Could they have discussed this desperate situation bilaterally? Surely not. They would have to have a meeting about it – at the very time they were all getting the children ready for bed and beginning to dress up for dinner.

In such a scenario, how likely is it that all six friends would have agreed within, say, 5-10 minutes that they would all play their roles in a fake abduction?

I suggest that it is unlikely in the extreme.  

Even had they all rapidly agreed to go along with an abduction hoax later that evening at 10.00pm, there would be all manner of questions and suggestions.

We also need to bear in mind that on the basis of the PJ theory as it stands, this was a holiday to a place the McCanns had never been to before. They knew no-one in the area who could help them. They had no immediate access to a car, and so on. Madeleine had been happily playing with her brother and sister, her friends in the Lobsters club, and her Mum and Dad for six days.

So the McCanns and their friends would be rapidly tossing these sorts of ideas around:

X Where are going to hide the body?

Y What about down the beach?

Z In the sea, using a boat?

AA In a derelict house in Praia da Luz?

BB Get hold of a car and drive the body somewhere well away from Praia da Luz.  

Then, again assuming that they had all agreed to a plan of action, there would be loads more questions about (a) the apartment and (b) how to execute the hoax.

CC The apartment. If there had been a bad accident, or something equally bad had happened, who would clean the room?

DD How would it be done?         

EE Was there any blood to clear away? 

Then there would be questions about how the abduction hoax was going to be performed.

FF Who will raise the alarm?

GG What shall we all do after we raise the alarm? – Do we go frantically pretending to look for her?

HH Or do we ring the police?

II Do we inform the Ocean Club?

JJ When shall we do all this?

KK Do we need someone to pretend to see an abductor?

LL Who will do it? Jane perhaps?

MM What time shall we get her to say she saw someone?

NN Where shall we positon the abductor?

OO What about a description? She needs to have a believable description to give to the police.    

Then we come to them all sitting down for dinner at 8.30pm to 8.45pm.  Do those who suggest Madeleine had died after 5.30pm believe that all nine of the Tapas 9 could have, with every appearance of calm, nonchalantly sat down for dinner that night as though nothing had happened? With the body already hidden by that time? – somewhere where no-one could find it? The room cleaned of any blood? The abduction hoax ready scripted and ready to carry out?

Could they chat away merrily to the Carpenter family and ther children, for example, knowing that their first-born daughter had suddenly died within the past three hours?

I suggest it is unlikely in the extreme.

Some suggest that maybe the body wasn’t hidden before 8.30pm, but lay there while they were eating, with someone - presumably Gerry McCann - carrying his dead daughter to a temporary or final resting place somewhere after that.

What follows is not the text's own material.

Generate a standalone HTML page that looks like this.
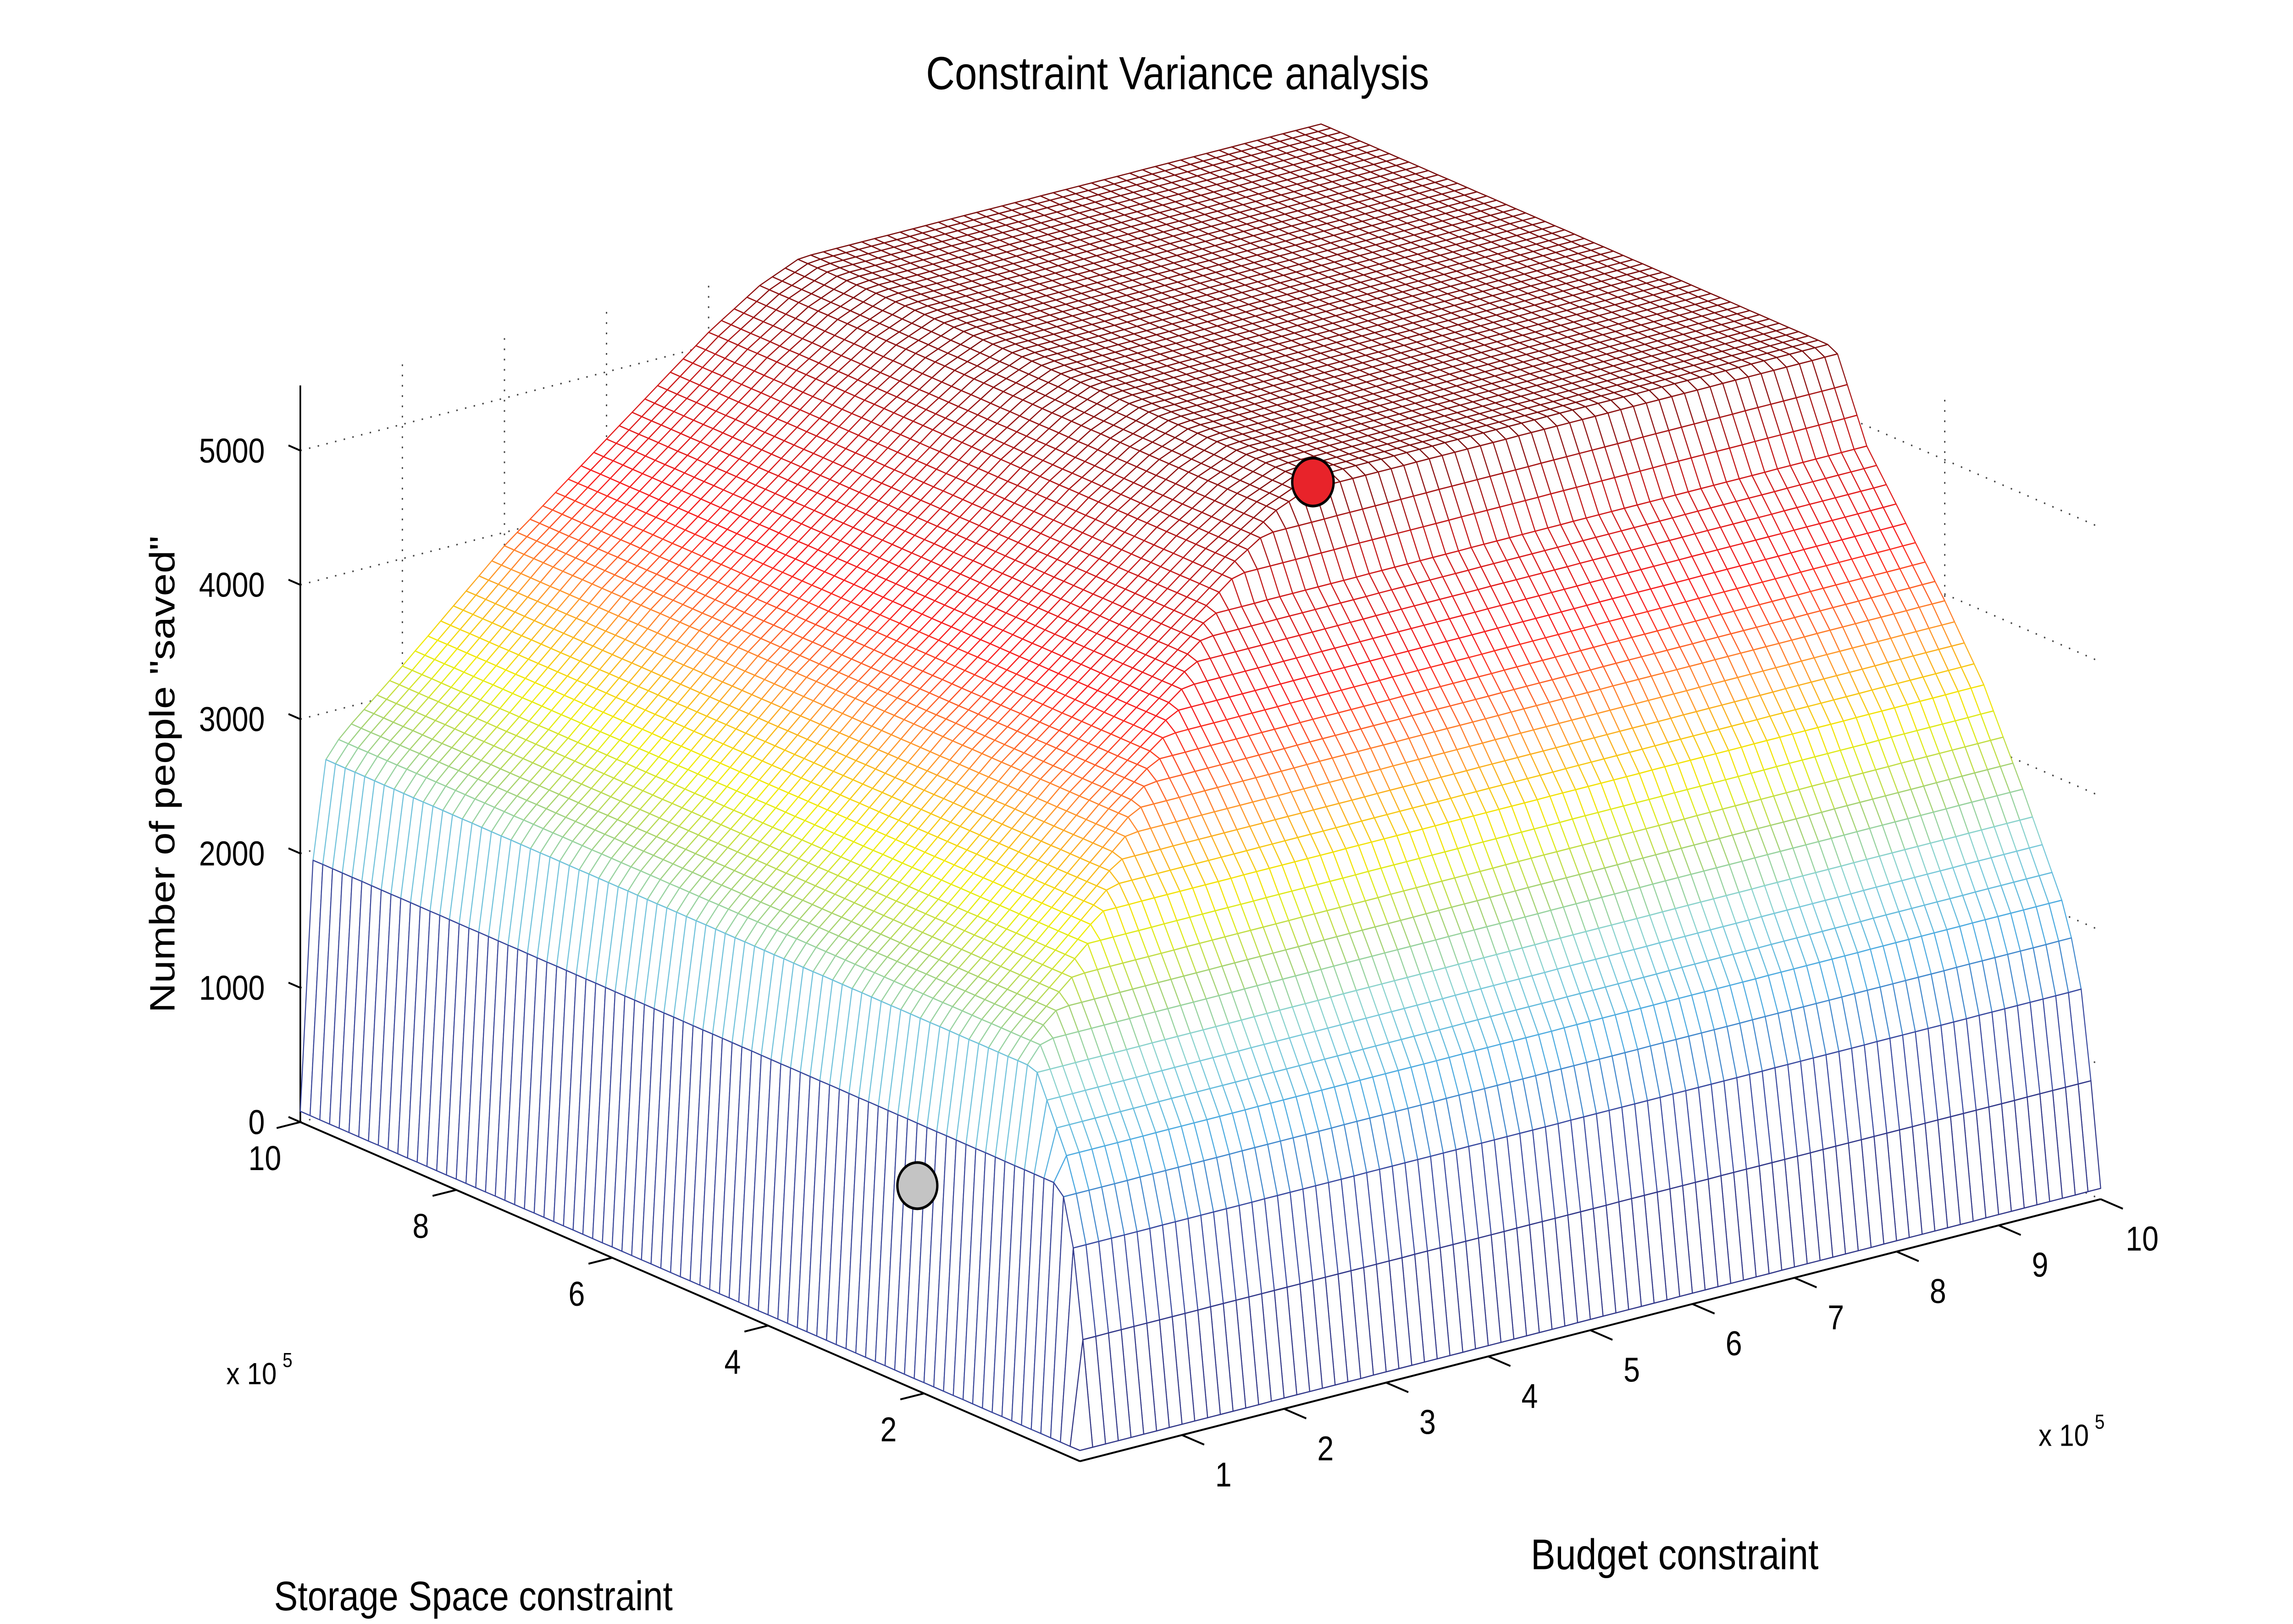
<!DOCTYPE html>
<html>
<head>
<meta charset="utf-8">
<style>
html,body{margin:0;padding:0;background:#fff;overflow:hidden;width:100%;height:100%;}
svg{display:block;width:100vw;height:100vh;}
text{font-family:"Liberation Sans",sans-serif;fill:#000;}
</style>
</head>
<body>
<svg id="chart" viewBox="0 0 1550 948" preserveAspectRatio="none" xmlns="http://www.w3.org/2000/svg">
  <rect x="0" y="0" width="1550" height="948" fill="#fff"/>
  <g id="walls"></g>
  <g id="axes"></g>
  <g id="surface"></g>
  <g id="markers"></g>
  <text x="796" y="52" font-size="27" text-anchor="middle">Constraint Variance analysis</text>
  <text transform="translate(118,452) rotate(-90)" font-size="24" text-anchor="middle">Number of people "saved"</text>
  <text x="1132" y="916" font-size="25" text-anchor="middle">Budget constraint</text>
  <text x="320" y="940" font-size="24" text-anchor="middle">Storage Space constraint</text>
  <text x="153" y="808" font-size="18">x 10<tspan dx="4" dy="-10" font-size="12">5</tspan></text>
  <text x="1378" y="844" font-size="18">x 10<tspan dx="4" dy="-10" font-size="12">5</tspan></text>
</svg>
<script>
// ---- data ----
const budgetKnots = [0, 0.1, 0.2, 0.4, 0.7, 1, 1.5, 2, 2.5, 3, 3.5, 4, 4.5, 4.9, 10];
const budgetValues = [80, 1700, 2600, 2800, 3000, 3200, 3550, 3900, 4200, 4500, 4800, 5100, 5350, 5480, 5480];
const storageKnots = [0, 0.1, 0.2, 0.3, 0.5, 0.75, 1, 1.5, 2, 2.5, 3, 3.4, 10];
const storageValues = [80, 700, 1300, 1700, 2100, 2450, 2800, 3450, 3950, 4400, 4850, 5480, 5480];
const zTicks = [0, 1000, 2000, 3000, 4000, 5000];
const budgetTicks = [1, 2, 3, 4, 5, 6, 7, 8, 9, 10];
const storageTicks = [2, 4, 6, 8, 10];
const redPoint = [4.88, 3.4, 5480];
const grayPoint = [0.05, 2.15, 1500];

const NS = "http://www.w3.org/2000/svg";
const O = [730, 853];
const ZMAX = 5485;
function P(b, s, z) {
  return [O[0] + b * 69 - s * 52.7, O[1] - b * 15.3 - s * 19.8 - z * 0.0784];
}
function interp(xs, ys, x) {
  if (x <= xs[0]) return ys[0];
  for (let i = 1; i < xs.length; i++) {
    if (x <= xs[i]) { const t = (x - xs[i-1]) / (xs[i] - xs[i-1]); return ys[i-1] + t * (ys[i] - ys[i-1]); }
  }
  return ys[ys.length - 1];
}
function Z(b, s) { return Math.min(interp(budgetKnots, budgetValues, b), interp(storageKnots, storageValues, s)); }

const cmapZ = [0, 1200, 1900, 2500, 2900, 3300, 3800, 4300, 4900, 5500];
const cmapC = [[45,45,122],[58,74,160],[70,165,225],[135,210,215],[165,210,110],[240,240,0],[255,145,45],[250,30,30],[200,25,25],[120,15,15]];
function color(z) {
  let i = 1; while (i < cmapZ.length - 1 && z > cmapZ[i]) i++;
  const t = Math.max(0, Math.min(1, (z - cmapZ[i-1]) / (cmapZ[i] - cmapZ[i-1])));
  const a = cmapC[i-1], c = cmapC[i];
  return "rgb(" + [0,1,2].map(k => Math.round(a[k] + t * (c[k] - a[k]))).join(",") + ")";
}
function mk(tag, attrs, parent) {
  const el = document.createElementNS(NS, tag);
  for (const k in attrs) el.setAttribute(k, attrs[k]);
  parent.appendChild(el);
  return el;
}
function line(parent, a, b, attrs) {
  return mk("line", Object.assign({x1: a[0].toFixed(2), y1: a[1].toFixed(2), x2: b[0].toFixed(2), y2: b[1].toFixed(2)}, attrs), parent);
}

// ---- back walls (dotted grid) ----
const walls = document.getElementById("walls");
const dot = {stroke: "#444", "stroke-width": "0.9", "stroke-dasharray": "1,5"};
zTicks.forEach(z => {
  const l1 = line(walls, P(0, 10, z), P(10, 10, z), dot);
  
  
  const l2 = line(walls, P(10, 10, z), P(10, 0, z), dot);
  
  
});
budgetTicks.forEach(b => {
  const l = line(walls, P(b, 10, 0), P(b, 10, ZMAX), dot);
  
  
});
storageTicks.forEach(s => {
  const l = line(walls, P(10, s, 0), P(10, s, ZMAX), dot);
  
  
});

// ---- axes ----
const axes = document.getElementById("axes");
const ax = {stroke: "#000", "stroke-width": "1.1"};
let a1 = line(axes, P(0, 10, 0), P(0, 10, ZMAX), ax);


let a2 = line(axes, P(0, 10, 0), P(0, 0, 0), ax);


let a3 = line(axes, P(0, 0, 0), P(10, 0, 0), ax);



zTicks.forEach(z => {
  const p = P(0, 10, z);
  const t = line(axes, p, [p[0] - 8, p[1] - 3], ax);
  
  
  const tx = mk("text", {x: 179, y: (p[1] + 7).toFixed(1), "font-size": 20, "text-anchor": "end"}, axes);
  tx.textContent = z;
  
  
});
storageTicks.forEach(s => {
  const p = P(0, s, 0);
  const t = line(axes, p, [p[0] - 16, p[1] + 3.5], ax);
  
  
  const tx = mk("text", {x: (p[0] - 24).toFixed(1), y: (p[1] + 28).toFixed(1), "font-size": 20, "text-anchor": "middle"}, axes);
  tx.textContent = s;
  
  
});
budgetTicks.forEach(b => {
  const p = P(b, 0, 0);
  const t = line(axes, p, [p[0] + 15, p[1] + 5.6], ax);
  
  
  const tx = mk("text", {x: (p[0] + 28).toFixed(1), y: (p[1] + 30).toFixed(1), "font-size": 20, "text-anchor": "middle"}, axes);
  tx.textContent = b;
  
  
});

// ---- surface ----
const surf = document.getElementById("surface");
const N = 80, step = 10 / N;
const cells = [];
for (let i = 0; i < N; i++) for (let j = 0; j < N; j++) {
  const b0 = i * step, b1 = (i + 1) * step, s0 = j * step, s1 = (j + 1) * step;
  cells.push({b0, b1, s0, s1, d: 15.3 * (b0 + b1) + 19.8 * (s0 + s1)});
}
cells.sort((x, y) => y.d - x.d);
cells.forEach(c => {
  const z00 = Z(c.b0, c.s0), z10 = Z(c.b1, c.s0), z11 = Z(c.b1, c.s1), z01 = Z(c.b0, c.s1);
  const pts = [P(c.b0, c.s0, z00), P(c.b1, c.s0, z10), P(c.b1, c.s1, z11), P(c.b0, c.s1, z01)];
  const poly = mk("polygon", {
    points: pts.map(p => p[0].toFixed(1) + "," + p[1].toFixed(1)).join(" "),
    fill: "#fff", stroke: color((z00 + z10 + z11 + z01) / 4), "stroke-width": "0.7", "stroke-linejoin": "round"
  }, surf);
  
  
});

// ---- markers ----
const markers = document.getElementById("markers");
const rp = P(redPoint[0], redPoint[1], redPoint[2]);
const rc = mk("circle", {cx: rp[0].toFixed(1), cy: rp[1].toFixed(1), r: 14, fill: "#e8232a", stroke: "#000", "stroke-width": "1.6"}, markers);


const gp = P(grayPoint[0], grayPoint[1], grayPoint[2]);
const gc = mk("circle", {cx: gp[0].toFixed(1), cy: gp[1].toFixed(1), r: 13.5, fill: "#c4c4c4", stroke: "#000", "stroke-width": "1.6"}, markers);


</script>
</body>
</html>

Some of course suggest that Gerry McCann went back to the apartment during the meal, picked up his dead daughter clad in her pyjamas, and carried for about half a mile or more through the streets of Praia da Luz, being seen at 10.00pm by the Smiths, who negligently failed to do anything about their extraordinary sighting for 13 days afterwards. We have discussed the likelihood of that scenario on CMOMM. The theory would require Gerry McCann to have made an extremely risky, not to say crass, decision to walk for some 15 or 20 minutes across the village at the very moment that his wife and/or others was raising the alarm.    

So finally I ask: is the PJ theory that Madeleine died after 5.30pm on Thursday 3 May credible?

I ask this not to undermine the work of Goncalo Amaral and the PJ, who, after all, only had four months’ worth of evidence to consider before they wrote their interim report.

I ask this not to attack any of those, including some well-known names amongst established Madeleine McCann researchers, who defend this theory and have stuck by it.

I raise these questions only to tease out whether the PJ theory is a reasonable hypothesis that can be built on and developed…

…or whether it is now time to completely abandon it.